Sunday, July 25, 2010

What I love about Keats

When I first left home and went on the road, one of the few books I took with me that actually stayed with me for an extended period, was a book of romance poets.  Not just a book of poetry, but one that included correspondence.  I am not sure what made me fall in love with this beaten young poet more, his poetry or his letters.

Then I was given a biography of Keats.

I wondered sometimes, if I would survive to see 26.  I also wondered that the youngest of the Romance poets was the youngest to die, having achieved immortality at such a young age.  An immortality that I desperately wanted, almost as much a I wanted to die.  Not that I really understood then, just how much I wanted to die.  It didn't even occur to me that I was suicidal, when I made such suicidal moves as pounding down a couple of fifths and other random booze, in little more than an hour.  Or that given the opportunity, I would do things like increasing my dosage of acid on a daily basis, for as much as 40 odd days - hitchhiking up to the end.

I fell in love with Keats, because I fell in love with words and the impact that words could have on others.  At poetry slams, I could stumble up to the stage and make everyone roll with laughter, if I wanted.  Or drunk as can be, I could invoke intense sorrow - me nineteen and much of the crowd twice my years.  All I had to do was open my mouth and let them flow, I never needed to read, because I just let it fly.  Fleeting, temporary arrangements of words - enjoyed, then forgotten.  I would throw myself out there, naked (occasionally literally), selfless - giving all that I had, because I was desperate for that intimate contact, me and that hundred or so people, every one of them my lover for those fleeting moments of rampant exhibitionism.

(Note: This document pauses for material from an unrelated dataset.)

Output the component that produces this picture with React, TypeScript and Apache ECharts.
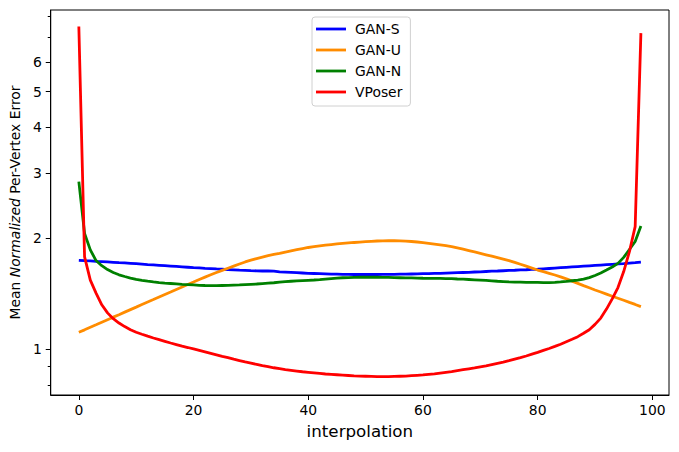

I fell in love with Keats, because I wanted to be Keats - I wanted to evoke contradictory emotions and incompatible imagery and make it all work.  I wanted to see them slam into each other in a frenzied abandoned, fucking for all their worth, or sometimes bring them together in measured, even lovemaking.  I wanted to express my awe at the beauty of my world and my fellow humans, while also striking out in rage - to express my passionate, naive love and brutal hatred.  I saw the world, see the world, much like Keats did, appreciating the often excruciating beauty - at the same time, robed in sorrow and anger at the complete and utter fucking stupidity.

I fell in love with Keats, because sometimes I could almost see him at the end.  See him literally hacking up his lungs, his sheets covered in blood.  See him dying in rage and sorrow and finally deciding to end it.  I would inhabit the body of Joseph Severn and tenderly care for my dear, dying friend - sometimes I would be Keats himself, especially when I was sick.  But mostly I wished I could care for him, wished I could have been a part of those times - much like I wish sometimes, I could have been a part of the Chelsea hotel set.  Except that was before free form verse was even heard of, and I don't think I could live without my freeform verse.

Rhyme and meter is for music.

I fell in love with Keats, because even within the strictures of poetry of the day, he was a remarkable wordsmith.  A man who could write about anything and make it beautiful - even nearly two centuries later.  A man who, though his name was writ on water, has been a very dear friend to me and who will probably be making friends two more centuries along.